▸ Exercise task: Transcribe all of the material exactly. Any picture in it should be left out.

[BEGIN Supplied information]

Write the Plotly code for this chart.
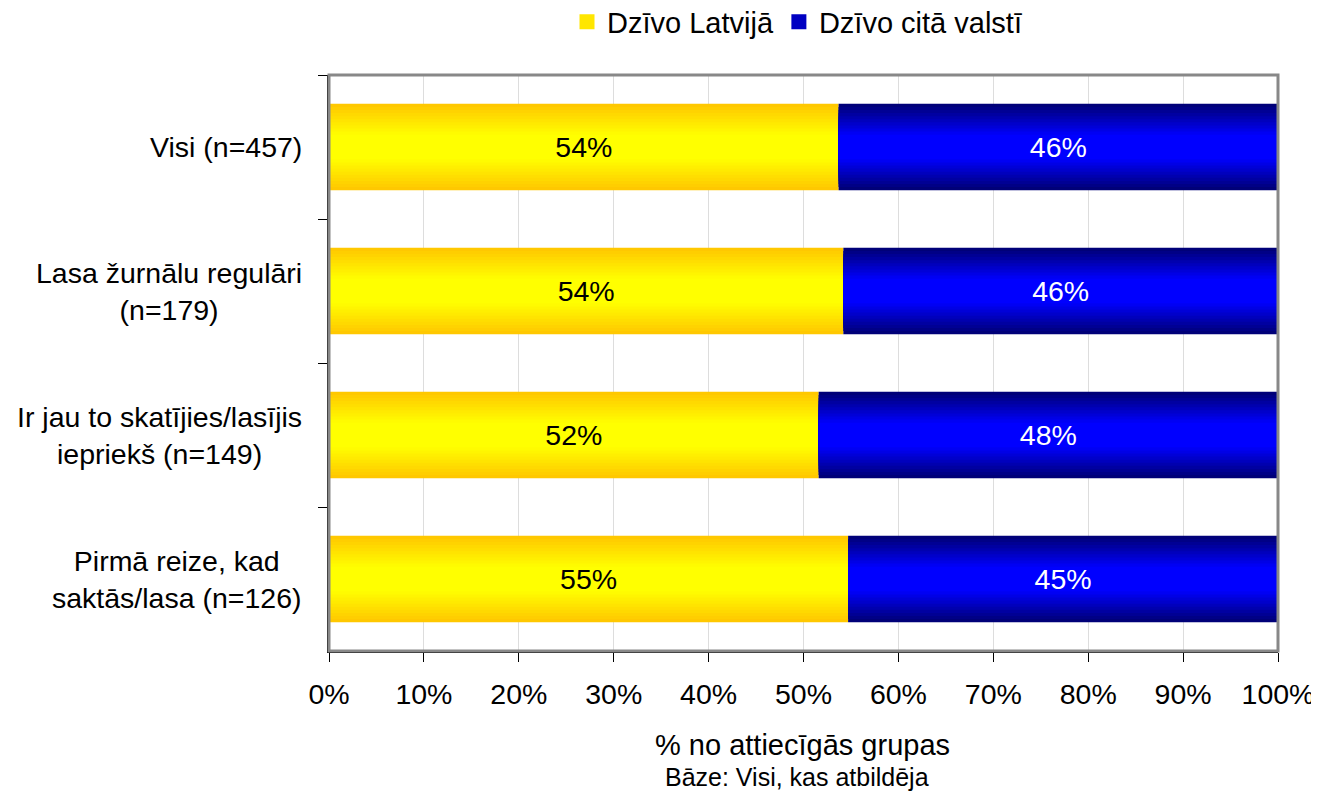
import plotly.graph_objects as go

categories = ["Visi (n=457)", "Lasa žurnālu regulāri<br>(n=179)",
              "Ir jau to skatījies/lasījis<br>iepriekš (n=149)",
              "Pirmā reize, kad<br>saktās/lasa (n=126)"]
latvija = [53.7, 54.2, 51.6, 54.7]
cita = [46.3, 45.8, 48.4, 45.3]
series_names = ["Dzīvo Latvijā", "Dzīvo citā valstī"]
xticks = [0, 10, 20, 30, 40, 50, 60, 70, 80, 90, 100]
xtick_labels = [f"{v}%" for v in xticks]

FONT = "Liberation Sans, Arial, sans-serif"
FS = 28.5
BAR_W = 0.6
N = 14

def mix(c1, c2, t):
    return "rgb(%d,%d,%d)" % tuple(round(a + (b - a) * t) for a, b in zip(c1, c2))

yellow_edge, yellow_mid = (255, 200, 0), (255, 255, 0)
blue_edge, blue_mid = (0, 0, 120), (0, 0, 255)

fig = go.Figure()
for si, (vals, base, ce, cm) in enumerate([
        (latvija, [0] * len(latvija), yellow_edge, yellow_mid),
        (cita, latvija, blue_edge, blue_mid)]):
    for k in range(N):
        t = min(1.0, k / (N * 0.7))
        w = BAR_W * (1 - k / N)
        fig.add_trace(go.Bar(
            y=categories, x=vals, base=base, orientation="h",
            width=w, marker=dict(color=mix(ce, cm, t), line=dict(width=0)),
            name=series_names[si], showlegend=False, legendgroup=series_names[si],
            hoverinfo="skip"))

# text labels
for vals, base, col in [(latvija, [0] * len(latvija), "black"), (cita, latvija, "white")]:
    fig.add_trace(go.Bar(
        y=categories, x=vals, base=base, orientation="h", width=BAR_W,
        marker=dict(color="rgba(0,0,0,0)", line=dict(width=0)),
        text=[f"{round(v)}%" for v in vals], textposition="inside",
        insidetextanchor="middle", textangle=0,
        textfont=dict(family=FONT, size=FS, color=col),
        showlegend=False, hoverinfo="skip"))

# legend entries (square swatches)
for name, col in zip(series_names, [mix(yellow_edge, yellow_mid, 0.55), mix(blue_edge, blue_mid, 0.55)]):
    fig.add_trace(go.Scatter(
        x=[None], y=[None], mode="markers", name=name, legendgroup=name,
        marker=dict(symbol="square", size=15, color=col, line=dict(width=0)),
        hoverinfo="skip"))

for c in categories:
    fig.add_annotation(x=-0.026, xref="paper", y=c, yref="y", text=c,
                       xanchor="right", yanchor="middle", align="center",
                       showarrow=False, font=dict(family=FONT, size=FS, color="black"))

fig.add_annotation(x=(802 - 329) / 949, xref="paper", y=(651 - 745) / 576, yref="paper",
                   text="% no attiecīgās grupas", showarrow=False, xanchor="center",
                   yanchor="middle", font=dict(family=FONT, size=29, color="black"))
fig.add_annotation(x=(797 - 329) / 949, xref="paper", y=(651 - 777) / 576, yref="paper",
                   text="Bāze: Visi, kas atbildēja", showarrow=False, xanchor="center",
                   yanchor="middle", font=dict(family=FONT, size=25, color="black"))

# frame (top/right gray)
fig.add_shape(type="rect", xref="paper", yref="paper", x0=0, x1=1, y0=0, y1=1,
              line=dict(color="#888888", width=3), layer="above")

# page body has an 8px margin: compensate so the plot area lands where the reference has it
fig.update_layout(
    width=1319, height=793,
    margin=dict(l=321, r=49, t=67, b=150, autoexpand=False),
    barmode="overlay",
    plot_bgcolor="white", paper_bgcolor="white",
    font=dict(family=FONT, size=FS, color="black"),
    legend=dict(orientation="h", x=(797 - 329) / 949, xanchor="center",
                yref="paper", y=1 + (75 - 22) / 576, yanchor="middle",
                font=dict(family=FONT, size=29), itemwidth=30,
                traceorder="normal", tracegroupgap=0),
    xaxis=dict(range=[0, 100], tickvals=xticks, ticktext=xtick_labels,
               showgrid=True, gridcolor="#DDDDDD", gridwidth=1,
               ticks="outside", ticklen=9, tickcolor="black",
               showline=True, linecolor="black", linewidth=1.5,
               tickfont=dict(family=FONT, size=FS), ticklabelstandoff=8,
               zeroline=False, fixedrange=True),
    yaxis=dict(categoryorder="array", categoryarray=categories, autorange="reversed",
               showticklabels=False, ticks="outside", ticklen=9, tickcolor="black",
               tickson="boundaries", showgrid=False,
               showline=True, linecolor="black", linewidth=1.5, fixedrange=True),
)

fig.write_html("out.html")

[END Supplied information]

▸ Answer:
Write the Plotly code for this chart.
import plotly.graph_objects as go

categories = ["Visi (n=457)", "Lasa žurnālu regulāri<br>(n=179)",
              "Ir jau to skatījies/lasījis<br>iepriekš (n=149)",
              "Pirmā reize, kad<br>saktās/lasa (n=126)"]
latvija = [53.7, 54.2, 51.6, 54.7]
cita = [46.3, 45.8, 48.4, 45.3]
series_names = ["Dzīvo Latvijā", "Dzīvo citā valstī"]
xticks = [0, 10, 20, 30, 40, 50, 60, 70, 80, 90, 100]
xtick_labels = [f"{v}%" for v in xticks]

FONT = "Liberation Sans, Arial, sans-serif"
FS = 28.5
BAR_W = 0.6
N = 14

def mix(c1, c2, t):
    return "rgb(%d,%d,%d)" % tuple(round(a + (b - a) * t) for a, b in zip(c1, c2))

yellow_edge, yellow_mid = (255, 200, 0), (255, 255, 0)
blue_edge, blue_mid = (0, 0, 120), (0, 0, 255)

fig = go.Figure()
for si, (vals, base, ce, cm) in enumerate([
        (latvija, [0] * len(latvija), yellow_edge, yellow_mid),
        (cita, latvija, blue_edge, blue_mid)]):
    for k in range(N):
        t = min(1.0, k / (N * 0.7))
        w = BAR_W * (1 - k / N)
        fig.add_trace(go.Bar(
            y=categories, x=vals, base=base, orientation="h",
            width=w, marker=dict(color=mix(ce, cm, t), line=dict(width=0)),
            name=series_names[si], showlegend=False, legendgroup=series_names[si],
            hoverinfo="skip"))

# text labels
for vals, base, col in [(latvija, [0] * len(latvija), "black"), (cita, latvija, "white")]:
    fig.add_trace(go.Bar(
        y=categories, x=vals, base=base, orientation="h", width=BAR_W,
        marker=dict(color="rgba(0,0,0,0)", line=dict(width=0)),
        text=[f"{round(v)}%" for v in vals], textposition="inside",
        insidetextanchor="middle", textangle=0,
        textfont=dict(family=FONT, size=FS, color=col),
        showlegend=False, hoverinfo="skip"))

# legend entries (square swatches)
for name, col in zip(series_names, [mix(yellow_edge, yellow_mid, 0.55), mix(blue_edge, blue_mid, 0.55)]):
    fig.add_trace(go.Scatter(
        x=[None], y=[None], mode="markers", name=name, legendgroup=name,
        marker=dict(symbol="square", size=15, color=col, line=dict(width=0)),
        hoverinfo="skip"))

for c in categories:
    fig.add_annotation(x=-0.026, xref="paper", y=c, yref="y", text=c,
                       xanchor="right", yanchor="middle", align="center",
                       showarrow=False, font=dict(family=FONT, size=FS, color="black"))

fig.add_annotation(x=(802 - 329) / 949, xref="paper", y=(651 - 745) / 576, yref="paper",
                   text="% no attiecīgās grupas", showarrow=False, xanchor="center",
                   yanchor="middle", font=dict(family=FONT, size=29, color="black"))
fig.add_annotation(x=(797 - 329) / 949, xref="paper", y=(651 - 777) / 576, yref="paper",
                   text="Bāze: Visi, kas atbildēja", showarrow=False, xanchor="center",
                   yanchor="middle", font=dict(family=FONT, size=25, color="black"))

# frame (top/right gray)
fig.add_shape(type="rect", xref="paper", yref="paper", x0=0, x1=1, y0=0, y1=1,
              line=dict(color="#888888", width=3), layer="above")

# page body has an 8px margin: compensate so the plot area lands where the reference has it
fig.update_layout(
    width=1319, height=793,
    margin=dict(l=321, r=49, t=67, b=150, autoexpand=False),
    barmode="overlay",
    plot_bgcolor="white", paper_bgcolor="white",
    font=dict(family=FONT, size=FS, color="black"),
    legend=dict(orientation="h", x=(797 - 329) / 949, xanchor="center",
                yref="paper", y=1 + (75 - 22) / 576, yanchor="middle",
                font=dict(family=FONT, size=29), itemwidth=30,
                traceorder="normal", tracegroupgap=0),
    xaxis=dict(range=[0, 100], tickvals=xticks, ticktext=xtick_labels,
               showgrid=True, gridcolor="#DDDDDD", gridwidth=1,
               ticks="outside", ticklen=9, tickcolor="black",
               showline=True, linecolor="black", linewidth=1.5,
               tickfont=dict(family=FONT, size=FS), ticklabelstandoff=8,
               zeroline=False, fixedrange=True),
    yaxis=dict(categoryorder="array", categoryarray=categories, autorange="reversed",
               showticklabels=False, ticks="outside", ticklen=9, tickcolor="black",
               tickson="boundaries", showgrid=False,
               showline=True, linecolor="black", linewidth=1.5, fixedrange=True),
)

fig.write_html("out.html")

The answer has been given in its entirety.